Look kids! It’s Ready-to-Rumble Rocky! Now with Punching Action!

…like action figures. The ring girls aren't even hot. Unless you have a Barbie-doll fetish.

As bad as this game is, they could have gotten away with it. Rocky’s one of the best movies ever made, arguably the best sports movie. Subject material just doesn’t get much better than that. All they had to do was stick with it; get in enough to keep the fans happy and watch the cash flow.

They couldn’t even do that right.

Take the Movie Mode, Rocky’s main attraction. Now, the logical thing to do with this would be putting in a few movie clips, highlighting some key moments, then dropping you right into the fight.

But, instead, they did the illogical thing and turned some of movie history’s greatest moments into a series of poorly done, one minute cutscenes.

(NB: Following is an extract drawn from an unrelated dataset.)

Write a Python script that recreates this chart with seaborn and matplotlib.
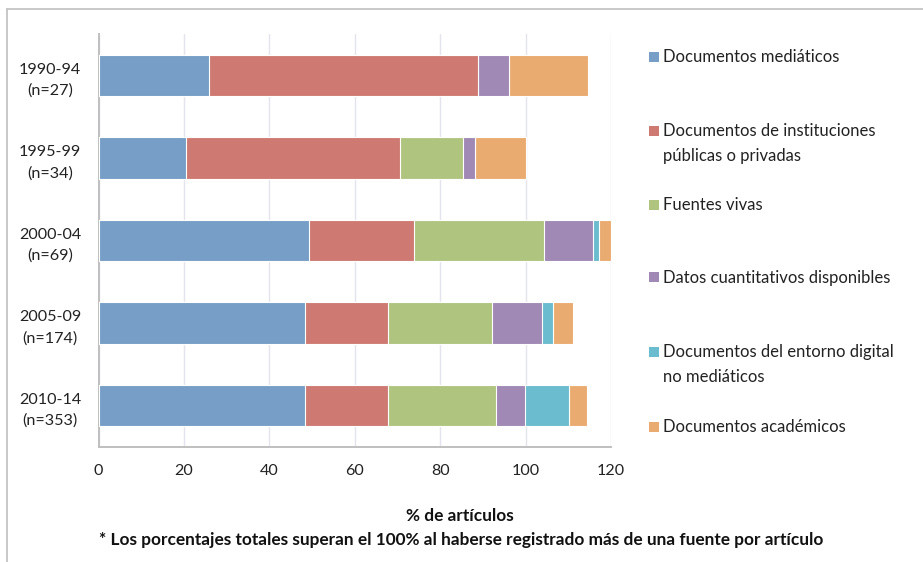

The character’s look blocky, bringing the same plastic look from the main game. It only recreates a few random scenes from each movie, enough to give you a barebones understanding of what’s going down. They didn’t even have the common sense to cut and paste the voices from the original movie over to the game; the characters don’t just look like impersonators, they sound like them, too.

Half the time, the Movie Mode can’t even get its own facts straight. Unless my memory is off, Apollo Creed was very much dead for the bulk of Rocky IV. So how is he training you for the fight against Drago? They completely forgot about how Mr. T whipped Rocky the first time they fought. They don’t even show how Mick died. So if you never watched the movies and you played the game, you’d think Mick just magically disappeared. One of the biggest points in the entire series, and they just skipped over it.

What the hell?

Movie games usually get the game part wrong; that’s expected. But Rocky doesn’t even get the movie part right. It fails on both levels.

You want a good, arcade-style boxing game? Get Ready 2 Rumble Round 2. You want to engage in some pure pugilism? Get Fight Night Round 2. You want to play as Rocky Balboa and live the life of the ultimate underdog? Get Fight Night Round 2 and make a Rocky lookalike with the Create-A-Fighter mode. There’s just no reason to bother with Rocky.